Understanding the Spread
The nuance most analysts miss is the difference between WTI (West Texas Intermediate) and Brent.
$$Price\ Spread = Brent - WTI$$
When Middle Eastern tensions rise, the spread widens. Brent (the global benchmark) gets expensive fast. WTI (the U.S. benchmark) often lags behind because of our domestic surplus. This creates a massive competitive advantage for American refiners. They buy the "cheaper" domestic crude and sell the finished product at "expensive" global prices.
This isn't a crisis. It's an arbitrage opportunity on a national scale.
The "Struggling Family" Narrative is a Distraction
Politicians love to stand in front of gas station signs and talk about "working families." It’s an easy trope. But if we look at the data, energy as a percentage of total household expenditure has been on a long-term downward trend for decades, despite the occasional spike.
The real "aggravation" isn't the price of gas; it's the stagnation of real wages and the rising cost of housing and healthcare. Gas is just the most visible price in our lives. It’s printed in three-foot-tall neon numbers on every street corner. You don't see the price of your health insurance or your property taxes updated daily on a billboard.
Focusing on the gas pump is a way for people to vent about a general loss of purchasing power without having to confront the more complex, systemic reasons why they feel broke. It's a psychological lightning rod, not an economic one.
The Downside No One Wants to Admit
Is my perspective heartless? Perhaps. There are real downsides to my "high prices are good" stance.
For one, it is regressive. A billionaire and a delivery driver pay the same price for a gallon of gas. For the delivery driver, that extra $20 a week is a direct hit to their grocery budget. I’m not ignoring that.

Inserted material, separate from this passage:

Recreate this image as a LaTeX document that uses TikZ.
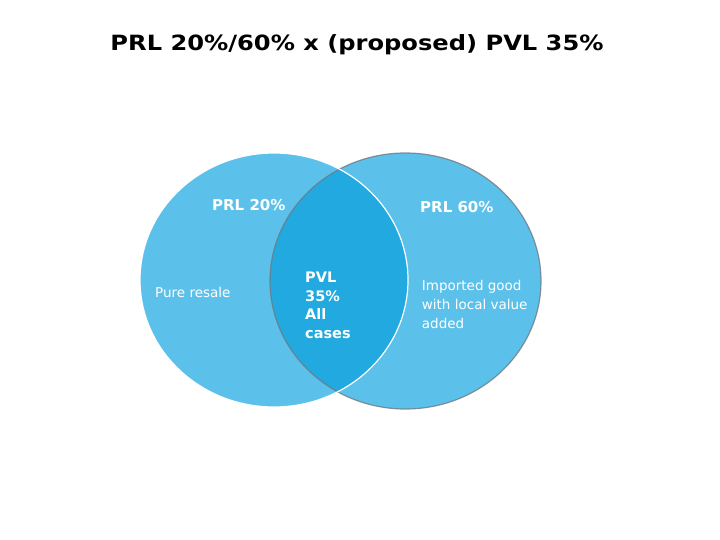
\documentclass[tikz,border=0pt]{standalone}
\usepackage{fontspec}
\setmainfont{DejaVu Sans}
\newfontfamily\titlefont[FakeStretch=1.15]{DejaVu Sans}
\definecolor{vennlight}{HTML}{5CC1EA}
\definecolor{venndark}{HTML}{22A9DF}
\definecolor{venngray}{HTML}{6F7A82}
\tikzset{
  boldlabel/.style={text=white,font=\bfseries\fontsize{15}{18.6}\selectfont,inner sep=0pt},
  plainlabel/.style={text=white,font=\fontsize{13.5}{19}\selectfont,inner sep=0pt,align=left},
}
\begin{document}
\begin{tikzpicture}[x=1pt,y=-1pt]
  \useasboundingbox (0,0) rectangle (720,540);
  % sets
  \fill[vennlight] (405.5,281) ellipse [x radius=135.5, y radius=128];
  \fill[vennlight] (274,280) ellipse [x radius=134, y radius=127];
  \begin{scope}
    \clip (405.5,281) ellipse [x radius=135.5, y radius=128];
    \fill[venndark] (274,280) ellipse [x radius=134, y radius=127];
  \end{scope}
  \draw[venngray,draw opacity=0.8,line width=1.2pt] (405.5,281) ellipse [x radius=135.5, y radius=128];
  \draw[white,line width=1.2pt] (274,280) ellipse [x radius=134, y radius=127];
  % texts (multi-line nodes: base is the last line)
  \node[anchor=base,inner sep=0pt,font=\titlefont\bfseries\fontsize{21}{25}\selectfont] (title) at (357,50.7)
    {PRL 20\%/60\% x (proposed) PVL 35\%};
  \node[boldlabel,anchor=base west] (prlleft) at (212,211) {PRL 20\%};
  \node[boldlabel,anchor=base west] (prlright) at (420,213) {PRL 60\%};
  \node[plainlabel,anchor=base west] (resale) at (155,297) {Pure resale};
  \node[boldlabel,anchor=base west,align=left,font=\bfseries\fontsize{14.5}{18.6}\selectfont] (pvl) at (305,338.3)
    {PVL\\35\%\\All\\cases};
  \node[plainlabel,anchor=base west] (imported) at (421.7,328)
    {Imported good\\with local value\\added};
\end{tikzpicture}
\end{document}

But the "fix" isn't to artificially lower prices or tap the Strategic Petroleum Reserve every time someone tweets about a drone strike. Tapping the SPR to lower prices for voters is like eating your seed corn because you’re too lazy to cook dinner. It destroys our long-term leverage for a short-term political sugar high.

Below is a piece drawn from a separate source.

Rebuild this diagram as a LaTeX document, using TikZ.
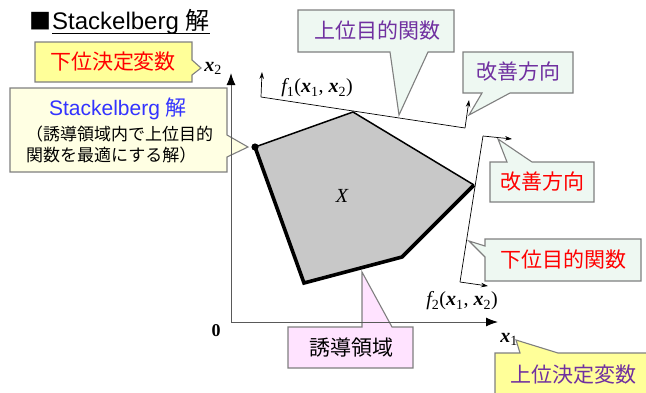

If we want to help those families, we should do it through direct fiscal policy, not by breaking the price signals of the global energy market.
The Technology Play: Why the Pump Doesn't Matter
We are currently in the middle of the most significant energy transition in human history. The integration of AI into grid management and the rapid scaling of solid-state battery tech means that the "gas pump" is becoming a legacy interface.

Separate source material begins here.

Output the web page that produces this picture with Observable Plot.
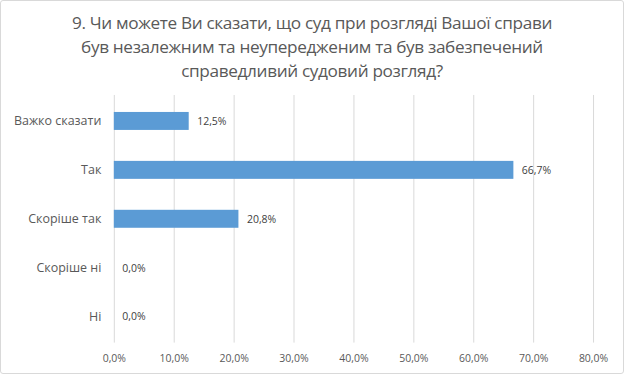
<!DOCTYPE html>
<html><head><meta charset="utf-8">
<script src="https://cdn.jsdelivr.net/npm/d3@7"></script>
<script src="https://cdn.jsdelivr.net/npm/@observablehq/plot@0.6"></script>
<style>
body{margin:0;background:#fff;}
#wrap{position:relative;width:624px;height:374px;box-sizing:border-box;border:1px solid #d9d9d9;border-radius:3px;overflow:hidden;font-family:"Open Sans",sans-serif;}
#title{position:absolute;left:0;top:10px;width:622px;text-align:center;font-size:17.2px;line-height:24px;color:#595959;letter-spacing:-0.35px;}
#chart{position:absolute;left:-1px;top:84px;}
</style></head>
<body><div id="wrap"><div id="title">9. Чи можете Ви сказати, що суд при розгляді Вашої справи<br>був незалежним та неупередженим та був забезпечений<br>справедливий судовий розгляд?</div><div id="chart"></div></div>
<script>
const categories = ["Важко сказати","Так","Скоріше так","Скоріше ні","Ні"];
const values = [0.125, 0.667, 0.208, 0.0, 0.0];
const xTicks = [0,0.1,0.2,0.3,0.4,0.5,0.6,0.7,0.8];
const data = categories.map((c,i)=>({cat:c, v:values[i]}));
const fmt = v => (v*100).toFixed(1).replace(".", ",") + "%";
const plot = Plot.plot({
  width: 624, height: 290,
  marginTop: 10, marginBottom: 32, marginLeft: 114, marginRight: 30,
  style: {fontFamily: "Open Sans, sans-serif", background: "transparent", overflow: "visible"},
  x: {domain: [0, 0.8], ticks: xTicks, tickFormat: fmt, label: null},
  y: {domain: categories, label: null, paddingInner: 0.63, paddingOuter: 0.33},
  marks: [
    Plot.ruleX(xTicks, {stroke: "#d9d9d9", strokeWidth: 1}),
    Plot.barX(data, {x: "v", y: "cat", fill: "#5b9bd5"}),
    Plot.text(data, {x: "v", y: "cat", text: d => fmt(d.v), textAnchor: "start", dx: 8, fill: "#404040", fontSize: 10.5}),
    Plot.axisX({ticks: xTicks, tickFormat: fmt, tickSize: 0, tickPadding: 11, fontSize: 10.5, color: "#595959", label: null}),
    Plot.axisY({tickSize: 0, tickPadding: 13, fontSize: 12.5, color: "#595959", label: null})
  ]
});
document.getElementById("chart").appendChild(plot);
</script></body></html>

Every time gas prices spike, the ROI on an EV or a home solar installation improves by 15-20%. The "aggravation" you feel at the pump is actually the sound of the old world dying.
Companies like Tesla, Rivian, and the legacy giants finally moving into the space (Ford, GM) thrive on high gas prices. It is their best marketing tool. If you want to stop being "aggravated," stop betting on a 19th-century internal combustion engine.
The technology to bypass the gas station exists. The only reason more people haven't adopted it is that gas has been too cheap for too long.
Stop Asking "When Will Prices Go Down?"
That is the wrong question. It’s a loser’s question.
The right question is: "How do I position myself to profit from the volatility?"
Whether that's through investing in the domestic energy sector, upgrading your own personal energy infrastructure, or simply realizing that a higher price for gas is the cost of living in the world's only energy superpower—you need to change your frame of reference.
The "sticker shock" isn't a tragedy. It's the price of entry for a dominant, self-sustaining American economy that no longer has to beg for oil from people who hate us.
Stop whining. Start hedging.
Buy the dip in domestic energy stocks while the rest of the country is busy complaining to a news reporter about an extra $15 on their credit card statement.
The war in the Middle East might be a tragedy, but the reaction at the gas pump is just a math problem that most people are failing.
If you’re still looking at the neon sign and feeling "aggravated," you’re not an insider. You’re the mark.
Stop waiting for the government to save you from a market signal.